Artist Joshua Vides, though he doesn’t particularly like being called one, greets us with a courteous “hey” before quickly attending back to his phone. “I’m just trying to send out my next clue,” he mischievously laughs while showing his close friend Ron his latest IG story for approval. Vides, who has dropped down into Hong Kong for his latest showcase done in collaboration with The Forest, has been meticulously placing miniature street cones all throughout the city. Dressed in Vides’ hand-painted black-and-white outfit, each cone comes marked with his signature and uniquely numbered. “15/50,” he says as he presses the upload button, waiting for one of his 125,000 Instagram followers to locate it.
As our conversation begins, the lucky fan who found the cone comes running up to us asking for a photo. Vides graciously abides, laughing at how quickly the cone was found in the densely, overpopulated streets of Mong Kok.
Though Vides’ popularity seems to have blown up overnight, many are unaware of his years spent hustling in the streetwear scene. At the age of 19 he was already working on his clothing line DOnUt — Do you, not them — before moving onto CLSC. “I grew up in Rialto where we would drive for a few hours to LA and try to push our shirts,” he recalls. “We’d ask to speak to a manager and they’d tell us all the things we were missing like line sheets; I didn’t even know what a line sheet was,” he continued. “This is how I started learning about these things. It was harder back then. Now you can just hit up Bobby [of The Hundreds] and just show up outside their door,” he laughs. But with handwork and dedication, two things Vides strongly believes in, he and his friends were able to open up their very own store on Fairfax. By 2015, CLSC took off, “we made millions. Not bad, right?” Vides nonchalantly states, brushing off his success.

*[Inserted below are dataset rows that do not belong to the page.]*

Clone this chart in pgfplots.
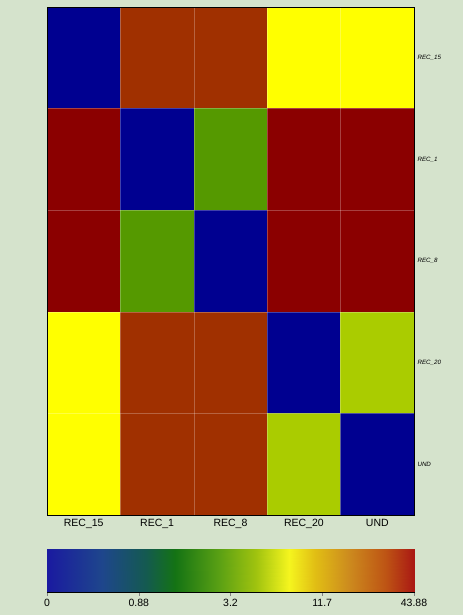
\documentclass[border=0pt]{standalone}
\usepackage{fontspec}
\setmainfont{Liberation Sans}
\usepackage{pgfplots}
\usepackage{pgfplotstable}
\pgfplotsset{compat=1.18}

\definecolor{bg}{RGB}{213,227,204}

% distances, rows top to bottom (y), columns left to right (x)
\pgfplotstableread{
x y v
0 0 0
1 0 30
2 0 30
3 0 8
4 0 8
0 1 43.88
1 1 0
2 1 2.5
3 1 43.88
4 1 43.88
0 2 43.88
1 2 2.5
2 2 0
3 2 43.88
4 2 43.88
0 3 8
1 3 30
2 3 30
3 3 0
4 3 5
0 4 8
1 4 30
2 4 30
3 4 5
4 4 0
}\heat

\begin{document}
\begin{tikzpicture}[x=1pt,y=1pt]
\fill[bg] (0,0) rectangle (463,615);

\begin{axis}[
    at={(47pt,100pt)}, anchor=south west,
    scale only axis, width=367pt, height=508pt,
    xmin=-0.5, xmax=4.5, ymin=-0.5, ymax=4.5,
    y dir=reverse,
    axis on top,
    xtick={0,1,2,3,4},
    xticklabels={REC\_15,REC\_1,REC\_8,REC\_20,UND},
    ytick={0,1,2,3,4},
    yticklabels={REC\_15,REC\_1,REC\_8,REC\_20,UND},
    yticklabel pos=right,
    minor xtick={0.5,1.5,2.5,3.5},
    minor ytick={0.5,1.5,2.5,3.5},
    minor grid style={white, opacity=0.25, line width=0.5pt},
    xminorgrids=true, yminorgrids=true,
    major tick length=0pt, minor tick length=0pt,
    xticklabel style={font=\fontsize{10.5}{12}\selectfont, yshift=-1pt},
    yticklabel style={font=\fontsize{6.2}{7}\selectfont\itshape},
    colormap={heat}{
        rgb255(0pt)=(0,0,144)
        rgb255(25pt)=(85,153,0)
        rgb255(50pt)=(170,204,0)
        rgb255(80pt)=(255,255,0)
        rgb255(300pt)=(160,48,0)
        rgb255(438.8pt)=(139,0,0)},
    point meta min=0, point meta max=43.88,
    axis line style={line width=0.6pt},
]
\addplot[matrix plot*, mesh/cols=5, point meta=explicit] table[meta=v]{\heat};
\end{axis}

\begin{axis}[
    at={(47pt,23pt)}, anchor=south west,
    scale only axis, width=367pt, height=43pt,
    xmin=0, xmax=1, ymin=0, ymax=1,
    ytick=\empty,
    xtick={0,0.25,0.5,0.75,1},
    xticklabels={0,0.88,3.2,11.7,43.88},
    xtick pos=lower, tick align=outside,
    major tick length=4pt,
    xticklabel style={font=\fontsize{10.5}{12}\selectfont},
    colormap={bar}{
        rgb255(0pt)=(26,26,160)
        rgb255(15pt)=(30,70,140)
        rgb255(27pt)=(20,90,80)
        rgb255(35pt)=(20,115,20)
        rgb255(47pt)=(90,160,20)
        rgb255(57pt)=(160,195,15)
        rgb255(66pt)=(245,245,30)
        rgb255(73pt)=(225,190,20)
        rgb255(82pt)=(205,140,30)
        rgb255(92pt)=(190,85,20)
        rgb255(100pt)=(170,25,20)},
    point meta min=0, point meta max=1,
    axis line style={line width=0.6pt},
]
\addplot[surf, shader=interp, mesh/cols=11, point meta=x] coordinates {
(0,0) (0.15,0) (0.27,0) (0.35,0) (0.47,0) (0.57,0) (0.66,0) (0.73,0) (0.82,0) (0.92,0) (1,0)
(0,1) (0.15,1) (0.27,1) (0.35,1) (0.47,1) (0.57,1) (0.66,1) (0.73,1) (0.82,1) (0.92,1) (1,1)
};
\end{axis}
\end{tikzpicture}
\end{document}
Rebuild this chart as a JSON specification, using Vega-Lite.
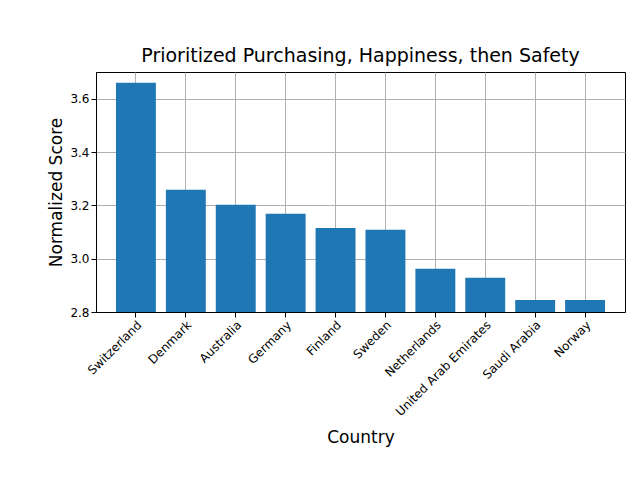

“My mom was like, ‘you’ve been doing this all your life and now people are calling you an artist?’”
But it wasn’t until Vides posted a pair of hand-painted Air Jordan 1s on his IG that his phone quickly blew up. “I posted those shoes near the end of the day. As soon as I woke up I had all these new followers and mentions; all my friends were hitting me up,” Vides says excitedly. But how does he feel to be called a “professional” artist now? “I’ve studied art for a long time and I like crafting things with my hands. I’m really good at building things and molding things with clay. I put up a pair of shoes on social media and it just blows up,” Vides states. “My mom was like, ‘you’ve been doing this all your life and now people are calling you an artist?’”
With social media playing such a big role in Vides’ life, and somewhat newfound success, I had to ask about his biggest achievements. “It’s funny, I got hit up by this dude on IG that said he worked for LeBron James. He asked me to send him a pair and I was like ‘Okay sure, it costs $800 USD.’ The guy was like ‘are you serious?’ and ghosted,” Vides laughs. “After a few weeks he hit me up again and was like ‘Sure. Can you send them to Akron, Ohio?’ I was like ‘Sh*t. These ARE for LeBron!’”
Soon after, the shoes were spotted on James’ feet during a pregame warmup, which was followed by IG reposts from the Cavs and the NBA itself. “I was in a meeting and my phone just kept going off,” he said smiling. “When I checked my phone, it was full of mentions and congratulations.” Not only has Vides’ sneakers sparked the interest of other top players in the sports world, but he also collaborated with the likes of Takashi Murakami on a one-off project. “I knew I was gong to meet him, so I just made a pair and passed them to him in person,” he proudly says. “He was so stoked!”
Besides custom sneakers, Vides has made a foray into more expansive sets, from painting cars to recently teaming up with the MLB for an exhibition featuring a self-built and self-painted locker room. Continuing down his current sports-inspired road, his latest project with The Forest features a basketball court, balls and a locker room, which have all been aptly placed in the city’s sneaker district. “Basketball has always had a huge impact on streetwear,” Vides claims. “And with the change of times, basketball is looking more towards streetwear than ever.” Alongside Vides’ small-scale homage to the sport, a collection of his sneakers, including the Supreme x Nike Air Force 1 Mid and the Virgil Abloh x Nike Air Force 1, are also displayed.
But what can we expect from the artist in the future? Vides claims with confidence, “I want to make something people haven’t seen before. Something sculptural and crafted from my hands.” Whatever his next steps may be, his growing fanbase will surely be there to support him.
Joshua Vides’ latest “Reality to Idea” showcase is running now until September 30 at The Forest.